В штабе все чаще говорили об отряде ополченцев. Мы включали старый телевизор с экраном полосатым, как зебра, толпились у ноутбука Гауляйтера, выискивая тексты и видео – как там сейчас, где идут сражения, как наши бьют ненавистных укров, а то даже, как укры схватили ненавистных наших и мучат их, и пытают. «Да, чуваки, эта заваруха там у них будет пострашнее Чернобыля!» – вопил Заяц, а спокойный Ширма спокойно басил: «Чернобыль был лучше, потому что там все были герои». – «И тут тоже есть герои!
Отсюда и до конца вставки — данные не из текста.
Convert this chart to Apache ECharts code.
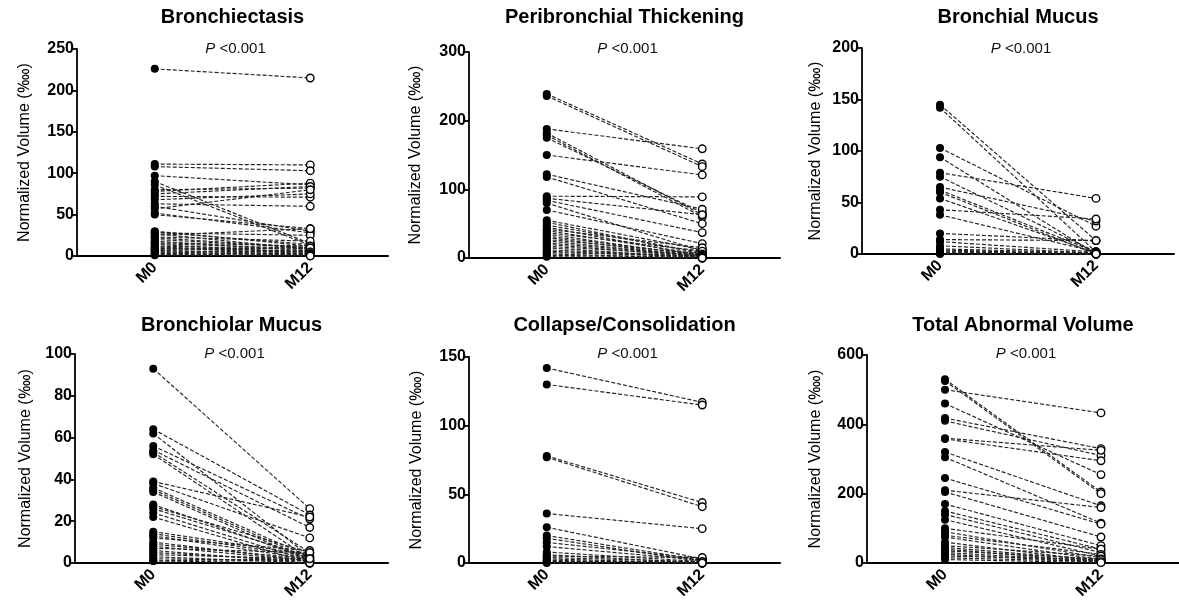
<!DOCTYPE html>
<html>
<head>
<meta charset="utf-8">
<script src="https://cdn.jsdelivr.net/npm/echarts@6/dist/echarts.min.js"></script>
<style>
  html, body { margin: 0; padding: 0; background: #fff; }
  #chart { width: 1179px; height: 608px; }
</style>
</head>
<body>
<div id="chart"></div>
<script>
// ---------- data ----------
const categories = ['M0', 'M12'];
const panelTitles = ['Bronchiectasis', 'Peribronchial Thickening', 'Bronchial Mucus',
                     'Bronchiolar Mucus', 'Collapse/Consolidation', 'Total Abnormal Volume'];
const pValueText = 'P <0.001';
const yAxisName = 'Normalized Volume (\u2031)';
const yMax = [250, 300, 200, 100, 150, 600];
const yInterval = [50, 100, 50, 20, 50, 200];

const bronchiectasisM0  = [226,111,108,97,90,86,80,78,75,72,68,63,60,57,52,50,30,29,28,27,25,23,22,20,18,16,15,14,12,11,10,9,8,7,6,5,4,3,2,1];
const bronchiectasisM12 = [215,110,103,86,15,13,82,88,84,71,75,60,30,80,28,33,12,14,25,8,33,18,10,10,6,12,9,4,8,5,3,6,10,2,5,1,3,2,1,0];

const peribronchialM0  = [239,236,188,182,179,175,150,122,118,90,87,84,80,70,55,52,48,45,42,40,37,35,32,30,27,25,22,20,17,15,12,10,8,6,4,2];
const peribronchialM12 = [137,133,159,63,60,66,121,71,50,89,63,37,10,21,12,6,8,3,15,5,10,2,4,1,6,2,3,1,4,0,2,1,3,0,1,0];

const bronchialMucusM0  = [145,142,103,94,79,75,65,62,60,54,43,38,20,14,12,8,5,4,3,2,1,1,0];
const bronchialMucusM12 = [13,2,27,0,54,2,32,2,0,1,34,2,13,13,2,1,1,0,0,0,0,1,0];

const bronchiolarM0  = [93,64,62,56,54,53,52,39,38,36,35,34,28,27,26,24,22,15,14,13,12,10,9,8,7,6,5,4,3,2,1,1];
const bronchiolarM12 = [26,23,3,21,17,5,2,22,12,3,2,1,2,5,3,1,0,4,3,2,6,1,2,1,5,0,1,2,0,1,0,2];

const collapseM0  = [142,130,78,77,36,26,20,18,15,12,8,6,5,4,3,2,1,1,0];
const collapseM12 = [117,115,44,41,25,3,2,1,3,2,1,0,4,1,0,0,0,1,0];

const totalM0  = [530,525,500,460,418,410,360,358,320,305,245,210,205,170,150,140,125,100,90,80,75,60,50,45,40,35,30,25,20,15,10];
const totalM12 = [205,200,433,255,330,310,325,295,165,115,112,160,75,50,40,30,20,40,15,25,10,5,20,8,3,12,5,2,10,4,1];

const panelM0  = [bronchiectasisM0, peribronchialM0, bronchialMucusM0, bronchiolarM0, collapseM0, totalM0];
const panelM12 = [bronchiectasisM12, peribronchialM12, bronchialMucusM12, bronchiolarM12, collapseM12, totalM12];

// ---------- layout ----------
const FONT = '"Liberation Sans", Arial, Helvetica, sans-serif';
const boxes = [
  {left: 77,  top: 49,  width: 311, height: 207},
  {left: 469, top: 52,  width: 311, height: 206},
  {left: 862, top: 48,  width: 312, height: 206},
  {left: 75,  top: 354, width: 313, height: 209},
  {left: 469, top: 357, width: 311, height: 206},
  {left: 867, top: 355, width: 312, height: 208}
];
const nameGaps = [44, 45, 38, 41, 44, 43];
const titleY = [17.5, 17.5, 17.5, 325, 325, 325];
const pY = [49, 49, 49, 354, 354, 354];

const grid = [], xAxis = [], yAxis = [], series = [], graphic = [];

boxes.forEach((b, p) => {
  grid.push({left: b.left, top: b.top, width: b.width, height: b.height, containLabel: false});
  xAxis.push({
    type: 'category', gridIndex: p, data: categories, boundaryGap: true,
    axisLine: {show: true, onZero: false, lineStyle: {color: '#000', width: 2}},
    axisTick: {show: false},
    axisLabel: {rotate: 45, margin: 9, color: '#000', fontWeight: 'bold', fontSize: 16, fontFamily: FONT},
    splitLine: {show: false}
  });
  yAxis.push({
    type: 'value', gridIndex: p, min: 0, max: yMax[p], interval: yInterval[p],
    name: yAxisName, nameLocation: 'middle', nameGap: nameGaps[p],
    nameTextStyle: {color: '#000', fontSize: 16, fontFamily: FONT},
    axisLine: {show: true, lineStyle: {color: '#000', width: 1.8}},
    axisTick: {show: true, inside: false, length: 5, lineStyle: {color: '#000', width: 1.8}},
    axisLabel: {margin: 3, color: '#000', fontWeight: 'bold', fontSize: 16, fontFamily: FONT},
    splitLine: {show: false}
  });
  const cx = b.left + b.width / 2;
  graphic.push({
    type: 'text', x: cx, y: titleY[p], silent: true,
    style: {text: panelTitles[p], fill: '#000', font: 'bold 20px ' + FONT,
            textAlign: 'center', textVerticalAlign: 'middle'}
  });
  graphic.push({
    type: 'text', x: cx + 3, y: pY[p], silent: true,
    style: {text: '{i|P} <0.001', fill: '#111', font: '15px ' + FONT,
            textAlign: 'center', textVerticalAlign: 'middle',
            rich: {i: {fontStyle: 'italic', fontSize: 15, fontFamily: FONT, fill: '#111'}}}
  });

  const m0 = panelM0[p], m12 = panelM12[p];
  for (let i = 0; i < m0.length; i++) {
    series.push({
      type: 'line', xAxisIndex: p, yAxisIndex: p, silent: true,
      symbol: 'circle', symbolSize: 8, clip: false,
      lineStyle: {color: '#222', width: 1.15, type: [4, 2]},
      data: [
        {value: m0[i], itemStyle: {color: '#000', borderColor: '#000', borderWidth: 0}},
        {value: m12[i], symbolSize: 7.5, itemStyle: {color: '#fff', borderColor: '#000', borderWidth: 1.4}}
      ]
    });
  }
});

const chart = echarts.init(document.getElementById('chart'), null, {renderer: 'canvas'});
chart.setOption({
  animation: false,
  backgroundColor: '#fff',
  textStyle: {fontFamily: FONT},
  grid, xAxis, yAxis, series, graphic
});
</script>
</body>
</html>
Герои это мы, русские! Это – весь Донбасс!» – «Нет, – спокойно и печально отвечал мудрый, как Будда, Ширма, – нет, Зайчонок, вовсе нет. Тут нет героев. Свои бьют своих, какие же это герои». Заяц не сдавался. «А вот у нас гражданская! А?! Наши герои! В будёновках! Щорс, Чапаев, Блюхер, Гайдар! А?! Ведь это же герои!» Ширма клал огромную лапищу на маленькую, нервно дергающуюся лапку Зайца. «А ты знаешь, сколько Гайдар мирных жителей по сибирским селам положил? И расстреливал из пулемета, и шашками рубил, и вешал? Крестьян! Мужиков! Баб! Детей! Вся Хакасия стонала». – «А тогда зачем теперь героя из Колчака сделали? Ведь и он не герой. Верховный правитель! Где утопил, собака, царское золото?» Подходил Родимчик и вяло цедил сквозь табачные зубы: «Царское золото белочехи потырили. И в товарняке – в Прагу переправили. Все так просто, как в аптеке. А мы зевали во всю пасть. Друг друга колошматили, точнее». Ширма со вздохом вставал, и его необъятная грудь заслоняла оконный тусклый свет. Он печально смотрел сквозь решетку. «Может, и чехи. Хрен с ними. За давностию лет… Мы-то видим, что на Украине творится. Оно то же самое, что и у нас в восемнадцатом году». – «Нет, не то же самое! – возвышал голос Родимчик. – Не то же! Там конкретно укры долбанули русских: нельзя говорить на родном языке, все розмувляют на мове, и баста! Ну, русские и восстали. Ведь язык, бляха-муха, это народ!» Я слушал и курил. Язык, народ. Началось с языка, а закончилось лужами крови. Если язык – это кровь, а кровь – это народ, так, значит, все правильно.